>> Begin

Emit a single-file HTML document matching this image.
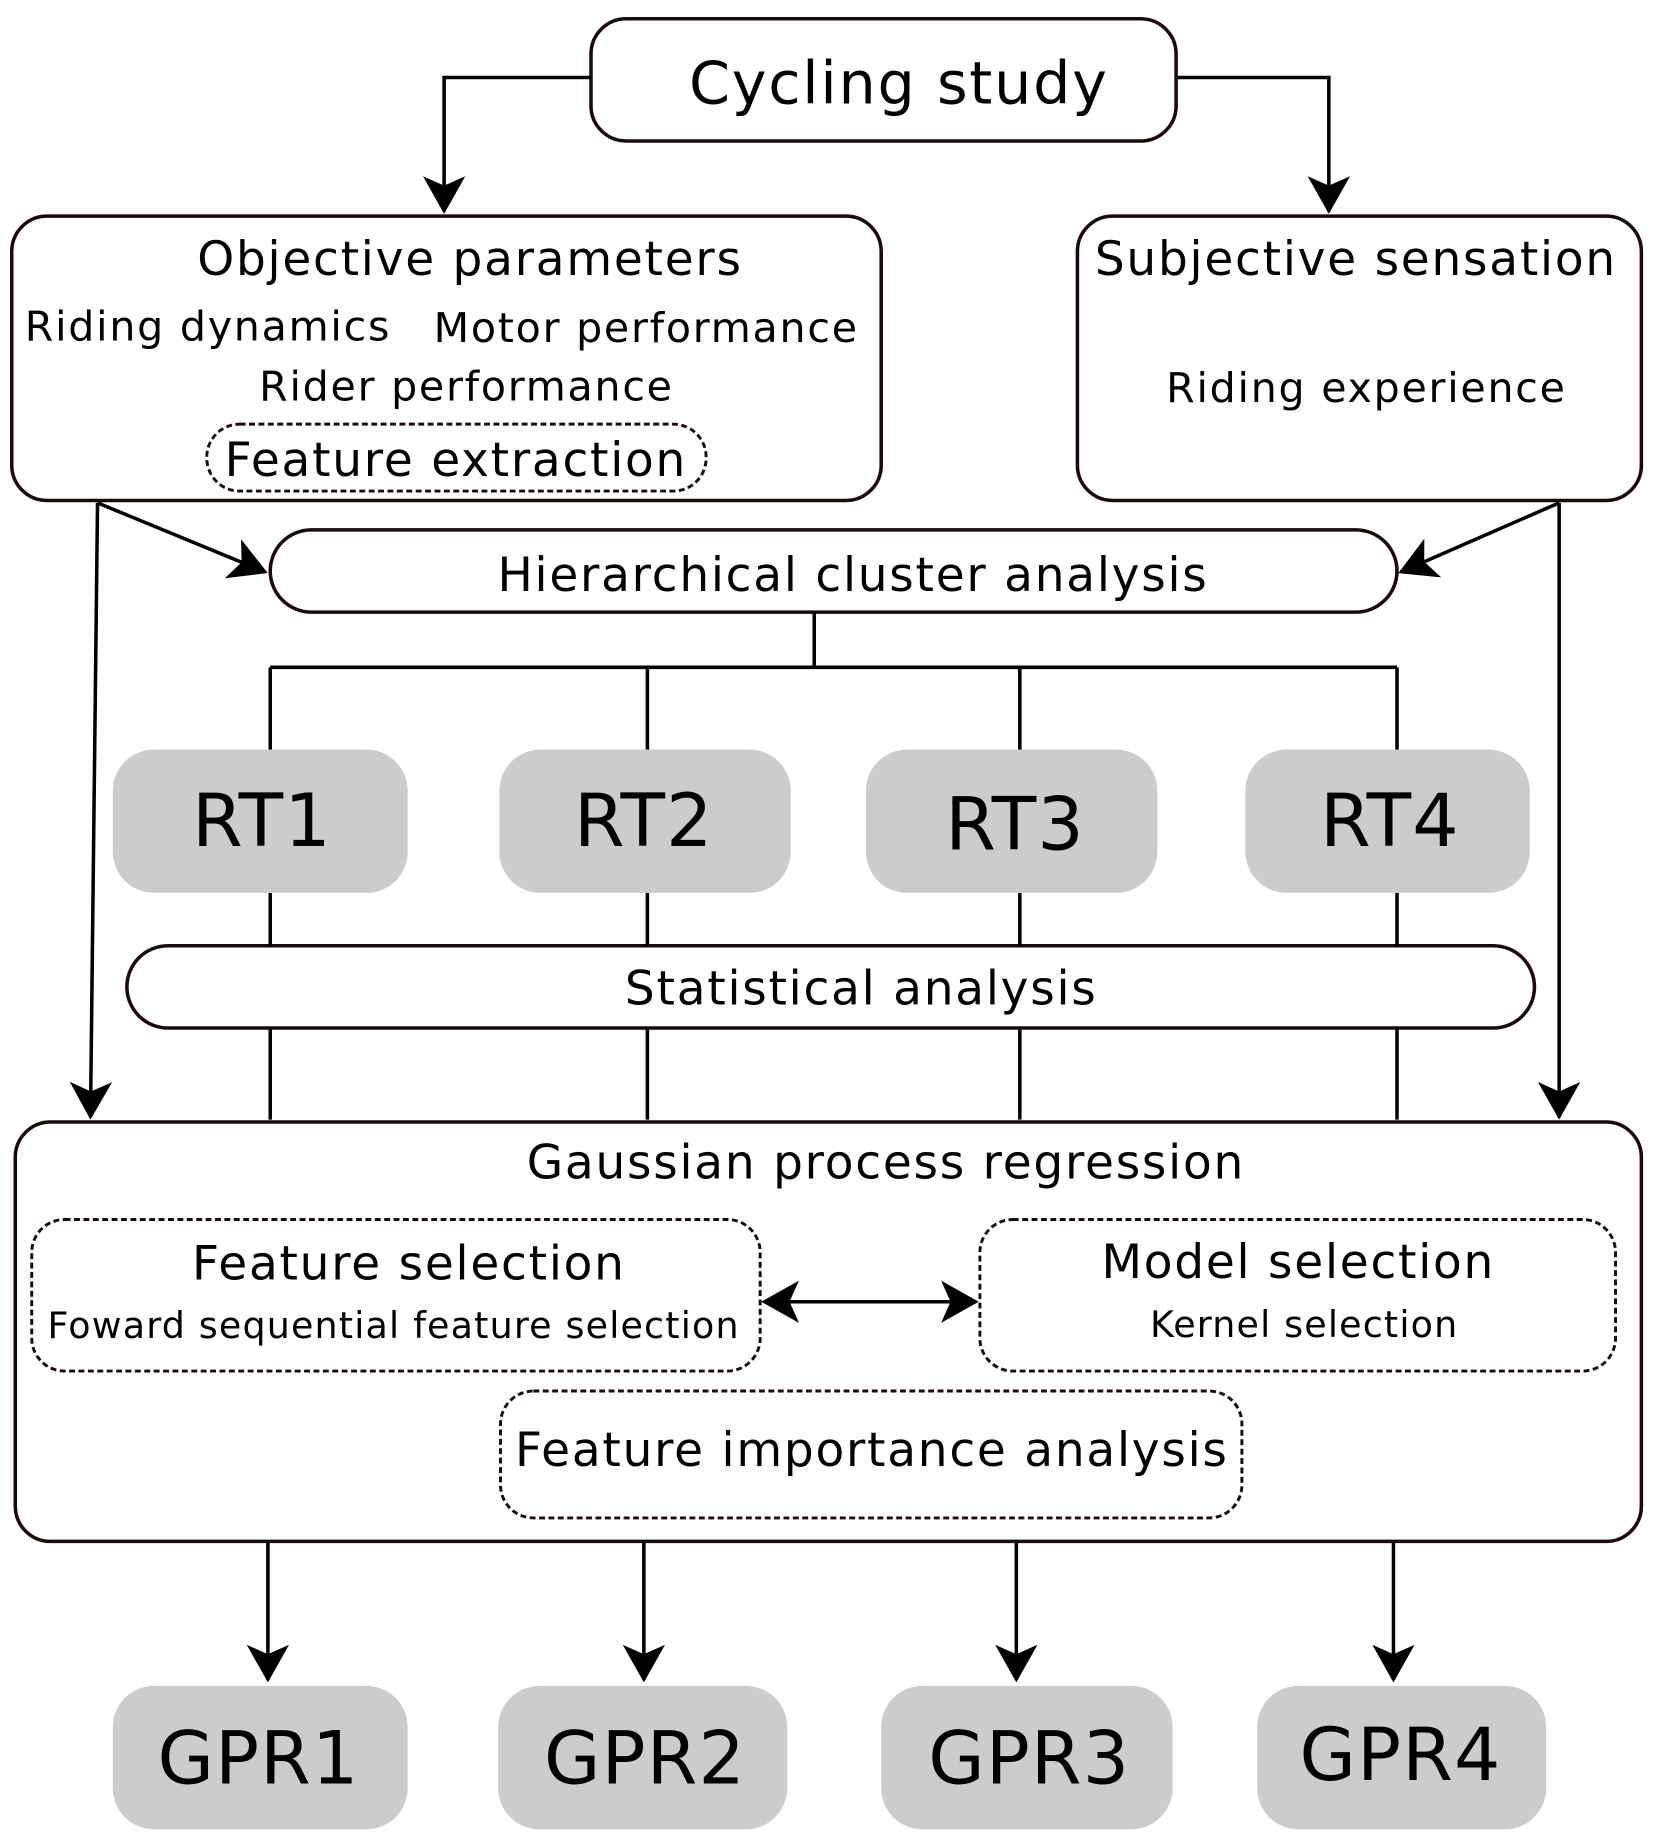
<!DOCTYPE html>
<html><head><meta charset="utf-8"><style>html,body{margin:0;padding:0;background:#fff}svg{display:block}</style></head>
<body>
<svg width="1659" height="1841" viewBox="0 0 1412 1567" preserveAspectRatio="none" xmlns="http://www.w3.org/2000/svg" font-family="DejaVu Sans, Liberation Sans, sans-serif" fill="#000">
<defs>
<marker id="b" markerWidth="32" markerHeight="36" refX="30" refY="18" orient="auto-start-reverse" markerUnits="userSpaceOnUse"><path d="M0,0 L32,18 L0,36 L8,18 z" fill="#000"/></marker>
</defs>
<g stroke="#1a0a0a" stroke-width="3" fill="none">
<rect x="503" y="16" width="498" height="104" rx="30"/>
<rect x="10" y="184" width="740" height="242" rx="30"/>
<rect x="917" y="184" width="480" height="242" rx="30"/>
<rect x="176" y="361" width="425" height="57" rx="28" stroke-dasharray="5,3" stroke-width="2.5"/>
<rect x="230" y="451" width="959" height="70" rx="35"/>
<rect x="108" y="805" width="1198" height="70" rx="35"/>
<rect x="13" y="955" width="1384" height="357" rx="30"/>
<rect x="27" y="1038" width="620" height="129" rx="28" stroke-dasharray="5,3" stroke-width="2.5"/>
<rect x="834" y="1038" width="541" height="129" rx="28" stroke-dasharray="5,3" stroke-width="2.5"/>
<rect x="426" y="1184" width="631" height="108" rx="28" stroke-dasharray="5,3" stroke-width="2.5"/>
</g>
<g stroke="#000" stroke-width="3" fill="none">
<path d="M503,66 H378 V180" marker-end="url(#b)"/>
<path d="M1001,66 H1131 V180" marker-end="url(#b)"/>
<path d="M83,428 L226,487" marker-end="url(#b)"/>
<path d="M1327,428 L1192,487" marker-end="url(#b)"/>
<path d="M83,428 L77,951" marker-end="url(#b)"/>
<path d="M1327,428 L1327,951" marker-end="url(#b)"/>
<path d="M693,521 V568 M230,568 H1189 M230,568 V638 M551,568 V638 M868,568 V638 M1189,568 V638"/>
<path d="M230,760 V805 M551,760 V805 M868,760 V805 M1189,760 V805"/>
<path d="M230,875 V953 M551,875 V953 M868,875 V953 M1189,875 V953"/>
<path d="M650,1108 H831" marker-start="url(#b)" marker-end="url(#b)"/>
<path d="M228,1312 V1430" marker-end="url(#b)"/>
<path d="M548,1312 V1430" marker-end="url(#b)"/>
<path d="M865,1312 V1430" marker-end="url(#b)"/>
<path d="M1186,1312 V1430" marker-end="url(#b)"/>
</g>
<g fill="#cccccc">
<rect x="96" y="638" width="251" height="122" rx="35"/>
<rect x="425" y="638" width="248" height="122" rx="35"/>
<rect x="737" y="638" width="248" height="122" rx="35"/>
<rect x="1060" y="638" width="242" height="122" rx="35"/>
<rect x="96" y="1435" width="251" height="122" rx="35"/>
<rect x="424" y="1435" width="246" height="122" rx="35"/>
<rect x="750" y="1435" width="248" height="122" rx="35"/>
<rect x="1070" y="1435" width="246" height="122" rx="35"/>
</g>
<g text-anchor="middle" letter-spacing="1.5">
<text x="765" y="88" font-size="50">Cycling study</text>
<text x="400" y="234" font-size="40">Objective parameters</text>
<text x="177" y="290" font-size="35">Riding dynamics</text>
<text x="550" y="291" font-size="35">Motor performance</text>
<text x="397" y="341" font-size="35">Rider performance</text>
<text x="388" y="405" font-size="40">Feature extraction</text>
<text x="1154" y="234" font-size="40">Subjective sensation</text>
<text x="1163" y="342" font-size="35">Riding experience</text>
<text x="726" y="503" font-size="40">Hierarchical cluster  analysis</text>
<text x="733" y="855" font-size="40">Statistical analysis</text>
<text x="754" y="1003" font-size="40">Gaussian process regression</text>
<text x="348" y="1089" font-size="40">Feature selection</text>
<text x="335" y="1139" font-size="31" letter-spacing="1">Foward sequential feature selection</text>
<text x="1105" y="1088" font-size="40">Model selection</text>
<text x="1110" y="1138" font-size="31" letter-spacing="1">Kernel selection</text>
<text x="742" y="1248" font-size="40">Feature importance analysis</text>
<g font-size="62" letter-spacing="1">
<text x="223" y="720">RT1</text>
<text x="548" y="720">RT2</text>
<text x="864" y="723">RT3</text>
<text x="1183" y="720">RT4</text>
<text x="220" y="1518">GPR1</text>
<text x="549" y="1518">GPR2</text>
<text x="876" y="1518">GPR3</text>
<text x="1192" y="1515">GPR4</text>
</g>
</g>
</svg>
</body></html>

>> End

STATED GOAL:
Except for the pictures, print the data above exactly.

SOLUTION BELOW:
Emit a single-file HTML document matching this image.
<!DOCTYPE html>
<html><head><meta charset="utf-8"><style>html,body{margin:0;padding:0;background:#fff}svg{display:block}</style></head>
<body>
<svg width="1659" height="1841" viewBox="0 0 1412 1567" preserveAspectRatio="none" xmlns="http://www.w3.org/2000/svg" font-family="DejaVu Sans, Liberation Sans, sans-serif" fill="#000">
<defs>
<marker id="b" markerWidth="32" markerHeight="36" refX="30" refY="18" orient="auto-start-reverse" markerUnits="userSpaceOnUse"><path d="M0,0 L32,18 L0,36 L8,18 z" fill="#000"/></marker>
</defs>
<g stroke="#1a0a0a" stroke-width="3" fill="none">
<rect x="503" y="16" width="498" height="104" rx="30"/>
<rect x="10" y="184" width="740" height="242" rx="30"/>
<rect x="917" y="184" width="480" height="242" rx="30"/>
<rect x="176" y="361" width="425" height="57" rx="28" stroke-dasharray="5,3" stroke-width="2.5"/>
<rect x="230" y="451" width="959" height="70" rx="35"/>
<rect x="108" y="805" width="1198" height="70" rx="35"/>
<rect x="13" y="955" width="1384" height="357" rx="30"/>
<rect x="27" y="1038" width="620" height="129" rx="28" stroke-dasharray="5,3" stroke-width="2.5"/>
<rect x="834" y="1038" width="541" height="129" rx="28" stroke-dasharray="5,3" stroke-width="2.5"/>
<rect x="426" y="1184" width="631" height="108" rx="28" stroke-dasharray="5,3" stroke-width="2.5"/>
</g>
<g stroke="#000" stroke-width="3" fill="none">
<path d="M503,66 H378 V180" marker-end="url(#b)"/>
<path d="M1001,66 H1131 V180" marker-end="url(#b)"/>
<path d="M83,428 L226,487" marker-end="url(#b)"/>
<path d="M1327,428 L1192,487" marker-end="url(#b)"/>
<path d="M83,428 L77,951" marker-end="url(#b)"/>
<path d="M1327,428 L1327,951" marker-end="url(#b)"/>
<path d="M693,521 V568 M230,568 H1189 M230,568 V638 M551,568 V638 M868,568 V638 M1189,568 V638"/>
<path d="M230,760 V805 M551,760 V805 M868,760 V805 M1189,760 V805"/>
<path d="M230,875 V953 M551,875 V953 M868,875 V953 M1189,875 V953"/>
<path d="M650,1108 H831" marker-start="url(#b)" marker-end="url(#b)"/>
<path d="M228,1312 V1430" marker-end="url(#b)"/>
<path d="M548,1312 V1430" marker-end="url(#b)"/>
<path d="M865,1312 V1430" marker-end="url(#b)"/>
<path d="M1186,1312 V1430" marker-end="url(#b)"/>
</g>
<g fill="#cccccc">
<rect x="96" y="638" width="251" height="122" rx="35"/>
<rect x="425" y="638" width="248" height="122" rx="35"/>
<rect x="737" y="638" width="248" height="122" rx="35"/>
<rect x="1060" y="638" width="242" height="122" rx="35"/>
<rect x="96" y="1435" width="251" height="122" rx="35"/>
<rect x="424" y="1435" width="246" height="122" rx="35"/>
<rect x="750" y="1435" width="248" height="122" rx="35"/>
<rect x="1070" y="1435" width="246" height="122" rx="35"/>
</g>
<g text-anchor="middle" letter-spacing="1.5">
<text x="765" y="88" font-size="50">Cycling study</text>
<text x="400" y="234" font-size="40">Objective parameters</text>
<text x="177" y="290" font-size="35">Riding dynamics</text>
<text x="550" y="291" font-size="35">Motor performance</text>
<text x="397" y="341" font-size="35">Rider performance</text>
<text x="388" y="405" font-size="40">Feature extraction</text>
<text x="1154" y="234" font-size="40">Subjective sensation</text>
<text x="1163" y="342" font-size="35">Riding experience</text>
<text x="726" y="503" font-size="40">Hierarchical cluster  analysis</text>
<text x="733" y="855" font-size="40">Statistical analysis</text>
<text x="754" y="1003" font-size="40">Gaussian process regression</text>
<text x="348" y="1089" font-size="40">Feature selection</text>
<text x="335" y="1139" font-size="31" letter-spacing="1">Foward sequential feature selection</text>
<text x="1105" y="1088" font-size="40">Model selection</text>
<text x="1110" y="1138" font-size="31" letter-spacing="1">Kernel selection</text>
<text x="742" y="1248" font-size="40">Feature importance analysis</text>
<g font-size="62" letter-spacing="1">
<text x="223" y="720">RT1</text>
<text x="548" y="720">RT2</text>
<text x="864" y="723">RT3</text>
<text x="1183" y="720">RT4</text>
<text x="220" y="1518">GPR1</text>
<text x="549" y="1518">GPR2</text>
<text x="876" y="1518">GPR3</text>
<text x="1192" y="1515">GPR4</text>
</g>
</g>
</svg>
</body></html>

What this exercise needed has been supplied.